In the mid-1970s, as I was about to leave for my first foreign mission with the Soviet military assistance group in Iraq, a senior briefer at the communist party's central committee told me: "And mind you, young man, the Soviet Union does not sell arms abroad; it gives them to those with whom we share a common cause."
At the time, I thought it was a standard propaganda line, but, with rather few exceptions of paying clients, such as India, Iraq and Libya, this was actually true. When the Soviet Union unraveled 15 years later, the dozens of billions of dollars that countries from Afghanistan to Zambia owed Moscow for arms deliveries had to be written off.
For post-Soviet Russia, the arms trade became a major source of revenue for the defense industry, which for two decades virtually stopped producing for the domestic market. It is only from 2011 that the Russian government embarked on a massive $700-billion rearmament effort to upgrade its conventional forces.
Russian leader Vladimir Putin was definitely pleased in December as it turned out that Russia was second only to the US in terms of arms revenues: $14 billion in 2012, with about $40 billion more in potential contracts.
Selling arms, of course, is very different from selling any other goods. Commercial considerations are not the only ones which need to be factored in. Even though ideology is out, geopolitics remains.

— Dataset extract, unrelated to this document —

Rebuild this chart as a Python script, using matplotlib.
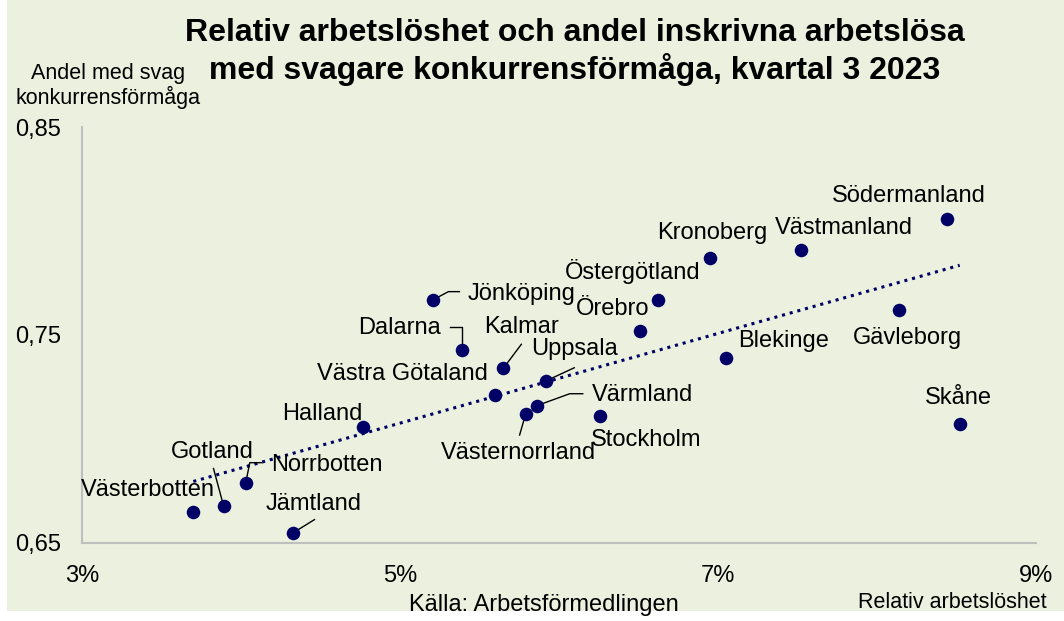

Two out of three top current buyers of Russian arms are in Asia: India and Vietnam. Both countries have been Moscow's arms clients of long standing.
They started buying Soviet weaponry in the heyday of the Cold War, and were both de facto Soviet allies in the global Great Game between Moscow and Washington. That Great Game is long over. Do Russian current arms sales to Delhi and Hanoi mean that Moscow is engaged in some new geopolitical gaming, this time in Asia?
India and Vietnam have vastly improved their relations with China since the 1960s and the 1970s, when both were engaged in border conflicts with Beijing.
There is a palpable fear of China in Delhi, and an air of defiance of China in Hanoi. Is Russia's arming of China's "difficult neighbors" its version of a "hedging" policy toward Beijing? There is little doubt that some Asian Russia-watchers see it that way.
The reality is different. Present-day Russia values its relations with China greatly. Moscow and Beijing have managed to build a relationship of the kind they have never had before: peaceful, productive and, above all, pragmatic. There is every reason to believe that Moscow will not consciously act to damage that relationship.
The relationship with Russia serves China's interests as well. No longer having to think about a "threat from the north" is certainly big deal for Beijing. Policymakers realize that a souring of Sino-Russian relations would be a strategic nightmare for both countries.
Moscow has no interest in rising tensions between Beijing, on the one hand, and Delhi and Hanoi, on the other: just the contrary.
A decade and a half ago, then Russian prime minister Evgeny Primakov talked about a China-India-Russia triangle. Russia promotes India's accession to the functioning regional grouping it has built with China: the Shanghai Cooperation Organization.
In a nutshell, Moscow wishes that the great powers of Asia work closely with Russia to safeguard the regional order and "rebalance" the global one.
With Vietnam, Moscow deals both bilaterally and within the Moscow-ASEAN framework.
Recently, the Russians have been paying more attention to the Southeast Asian nations, from Myanmar to Singapore, looking for business opportunities.
Vietnam, of course, stands out as a place where Moscow has a precious legacy of Soviet-era cooperation to build upon. Still, Moscow has been very careful in stating its position and in its practical steps on issues such as the South China Sea.
China and Russia have built an impressive common ground of cooperation. Occasionally, they would take different views on some things, or even compete. This is normal for mature relations between two great powers, which are independent by definition.
The important thing is that Moscow and Beijing have learned to appreciate their new coequal relationship.
As to the arms trade, China for many years was Russia's principal partner. A few days after Putin left Delhi in December, the Russian arms export agency signed a framework agreement with China for co-production of fourth-generation submarines. Unlike 40 years ago, Moscow's arms trade is business, after all.